Harrigan-Beagles attended elementary school on St. Croix and graduated from Christiansted High School. She earned a bachelor’s degree in 1954 in elementary education, a master’s in speech education and her doctorate in educational leadership at the University of San Diego.
She married Howard Beagles and they had two children, Edith and John who were born in 1959 and 1961, respectively. Edith died in 1998.
Harrigan-Beagles’ first teaching job was at Peter’s Rest Elementary, and she taught at a variety of schools over a 42-year career. She served as the first principal of Pearl B. Larsen Elementary School and then as the head of St. Dunstan’s Episcopal School. She retired as an associate professor of education and the chair of the Education Division at the University of the Virgin Islands.
“She was a positive force, sure of herself and comfortable with the world. I appreciated her because she made things happen in a positive way,” LaVerne Ragster, retired UVI professor and president emerita, told the Source. “She was well-loved by the students,” she added.
Her son, John, agreed that administrators and teachers remember his mother as stern but fair. That went double for her as a mother, he said.
“Imagine that sternness but fairness 24/7.”
In addition to her busy career, Harrigan-Beagles was very active and devoted to the Lord God of Sabaoth Lutheran Church and the church council. She was on the council board and the executive board of the Caribbean Synod, as well.
Harrigan-Beagles was the keynote speaker at the Transfer Day ceremony in 2000, to commemorate the 83rd anniversary of the transfer of the territory from Denmark to the United States, urging Virgin Islanders to focus on the positive.
“As we focus on many positive features of our community and people, we must also determine to rid ourselves of the elements that threaten to rob us of the inheritance of our history,” she told the crowd.
In 2005, Harrigan-Beagles was inducted into the V.I. Women’s Hall of Fame, recognizing her career in education and as secretary of the fourth V.I. Constitutional Convention. The other women honored at that time were Maria Cabret, Donna M. Christiansen, Cora Christian, Delta Dorsch, Clema Lewis, Mary Mingus, Eileen Petersen, Eulalie Rivera, Elena Christian, Ansetta Muckle de Chabert, Ruby Rouss and Fireburn leader Queen Mary Thomas.
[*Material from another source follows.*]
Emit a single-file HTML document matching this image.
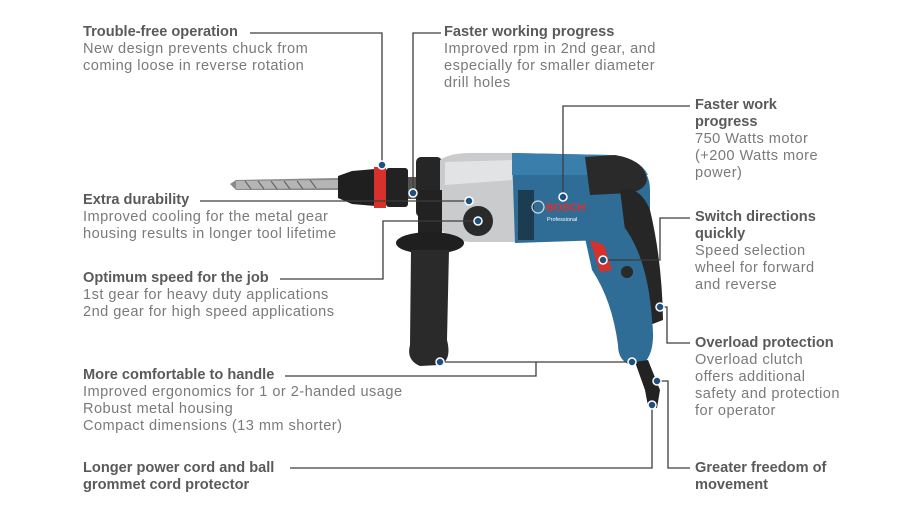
<!DOCTYPE html>
<html><head><meta charset="utf-8"><style>
body{margin:0;width:924px;height:520px;background:#fff;position:relative;overflow:hidden;font-family:"Liberation Sans",sans-serif;}
.t{position:absolute;font-size:14.6px;line-height:17px;color:#7a7a7a;white-space:nowrap;letter-spacing:0.45px;}
.t b{color:#5a5a5a;letter-spacing:0;}
svg{position:absolute;left:0;top:0;}
</style></head><body>
<svg width="924" height="520" viewBox="0 0 924 520">
<path d="M230 184 L236 180 L338 178 L338 190 L236 190 Z" fill="#8a8a8a"/>
<path d="M236 181 L338 180 L338 188 L236 189 Z" fill="#b5b5b5"/>
<g stroke="#666" stroke-width="1.2"><path d="M245 181 l6 8 M258 181 l6 8 M271 181 l6 8 M284 181 l6 8 M297 181 l6 8 M310 180 l6 8"/></g>
<path d="M338 176 L352 171 L375 169 L375 206 L352 204 L338 198 Z" fill="#1f1f1f"/>
<rect x="374" y="167" width="12" height="41" fill="#d6322b"/>
<rect x="386" y="168" width="22" height="39" rx="3" fill="#222"/>
<rect x="408" y="177" width="10" height="22" fill="#555"/>
<rect x="416" y="157" width="26" height="60" rx="5" fill="#262626"/>
<path d="M440 160 Q450 153 470 153 L515 153 L515 242 L470 242 Q448 240 440 228 Z" fill="#c9cbcd"/>
<path d="M445 162 L512 160 L512 180 L445 185 Z" fill="#e2e3e4"/>
<circle cx="478" cy="221" r="15" fill="#2a2a2a"/>
<path d="M512 153 L610 155 Q650 160 650 190 L650 235 L635 230 L620 235 L605 240 L515 243 Z" fill="#2f6d96"/>
<path d="M512 153 L610 155 Q640 158 648 175 L512 175 Z" fill="#3a7fab"/>
<rect x="518" y="190" width="16" height="50" fill="#1c3c52"/>
<text x="546" y="211" font-size="11" font-weight="bold" fill="#e0302a" font-family="Liberation Sans">BOSCH</text>
<text x="547" y="221" font-size="5.5" fill="#fff" font-family="Liberation Sans">Professional</text>
<circle cx="538" cy="207" r="6" fill="none" stroke="#ddd" stroke-width="1.2"/>
<path d="M585 157 L615 155 Q645 160 647 180 Q645 190 630 193 L590 195 Z" fill="#2a2a2a"/>
<path d="M620 190 Q640 185 650 210 Q662 260 663 320 L650 325 Q640 270 625 230 Z" fill="#262626"/>
<path d="M585 238 L625 228 Q648 260 652 320 Q656 350 645 362 L630 365 Q618 360 618 345 Q612 300 592 270 Z" fill="#2f6d96"/>
<path d="M590 240 L604 245 L612 270 L600 272 Z" fill="#d6322b"/>
<circle cx="627" cy="272" r="6" fill="#2a2a2a"/>
<path d="M635 362 L648 360 L660 390 L657 408 L648 406 L645 390 Z" fill="#222"/>
<path d="M418 190 L442 190 L442 240 L418 240 Z" fill="#222"/>
<ellipse cx="430" cy="243" rx="34" ry="11" fill="#1f1f1f"/>
<path d="M411 250 L449 250 L447 340 Q452 360 440 365 L420 366 Q406 360 410 345 Z" fill="#2a2a2a"/>
<g fill="none" stroke="#3d3d3d" stroke-width="1.3">
<path d="M250 33 H382 V165"/>
<path d="M441 33 H413 V193"/>
<path d="M563 197 V106 H690"/>
<path d="M200 201 H469"/>
<path d="M280 279 H383 V221 H478"/>
<path d="M603 260 H660 V218 H690"/>
<path d="M660 307 H667 V343 H690"/>
<path d="M285 376 H536 V362 M440 362 H632"/>
<path d="M290 468 H652 V405"/>
<path d="M657 381 H668 V468 H690"/>
</g>
<g fill="#1d4f80" stroke="#fff" stroke-width="1.5">
<circle cx="382" cy="165" r="4"/><circle cx="413" cy="193" r="4"/><circle cx="469" cy="201" r="4"/>
<circle cx="478" cy="221" r="4"/><circle cx="563" cy="197" r="4"/><circle cx="603" cy="260" r="4"/>
<circle cx="660" cy="307" r="4"/><circle cx="440" cy="362" r="4"/><circle cx="632" cy="362" r="4"/>
<circle cx="657" cy="381" r="4"/><circle cx="652" cy="405" r="4"/>
</g>
</svg>
<div class="t" style="left:83px;top:24px"><b>Trouble-free operation</b><br>New design prevents chuck from<br>coming loose in reverse rotation</div>
<div class="t" style="left:444px;top:24px"><b>Faster working progress</b><br>Improved rpm in 2nd gear, and<br>especially for smaller diameter<br>drill holes</div>
<div class="t" style="left:695px;top:97px"><b>Faster work<br>progress</b><br>750 Watts motor<br>(+200 Watts more<br>power)</div>
<div class="t" style="left:83px;top:192px"><b>Extra durability</b><br>Improved cooling for the metal gear<br>housing results in longer tool lifetime</div>
<div class="t" style="left:695px;top:209px"><b>Switch directions<br>quickly</b><br>Speed selection<br>wheel for forward<br>and reverse</div>
<div class="t" style="left:83px;top:270px"><b>Optimum speed for the job</b><br>1st gear for heavy duty applications<br>2nd gear for high speed applications</div>
<div class="t" style="left:695px;top:335px"><b>Overload protection</b><br>Overload clutch<br>offers additional<br>safety and protection<br>for operator</div>
<div class="t" style="left:83px;top:367px"><b>More comfortable to handle</b><br>Improved ergonomics for 1 or 2-handed usage<br>Robust metal housing<br>Compact dimensions (13 mm shorter)</div>
<div class="t" style="left:83px;top:460px"><b>Longer power cord and ball<br>grommet cord protector</b></div>
<div class="t" style="left:695px;top:460px"><b>Greater freedom of<br>movement</b></div>
</body></html>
During the 2015 UVI graduation, Harrigan-Beagles was awarded an honorary degree as “an exceptional educator and leader for her deep commitment and passion for excellence in education and academic achievements,” according to the news release.
In 2017, she was honored again, this time by the 32nd Legislature, with a resolution recognizing her “as an intellectual being and a woman of great importance.”
She was born June 19, 1933, in New York City. Crucian Ludvig E. Harrigan and Thomian Mildred Faris Harrigan were her parents. A well-known Virgin Islander, Ludvig Harrigan was a political advocate and president of the St. Croix Labor Union, after D. Hamilton Jackson. He also served on the St. Croix Municipal Council and the Legislative Assembly. Her family moved to St. Croix when she was four years old.
Harrigan-Beagles was asked about her father in 2009 for a Source article for Black History Month.
“He held high standards for all of us in terms of speech. Both English and Spanish had to be spoken at a high level. He did not want Creole spoken in the home, because it is not standard English,” she said.
A generation later, John Beagles said something similar about his mother.
“State siders always ask where I’m from and guess somewhere on the mainland. When I say ‘I bahn yah,’ they ask why I don’t speak Creole. Because I couldn’t go home and say, ‘Mommy, me ain goin go do dat.’ The King’s English was spoken at home,” he said.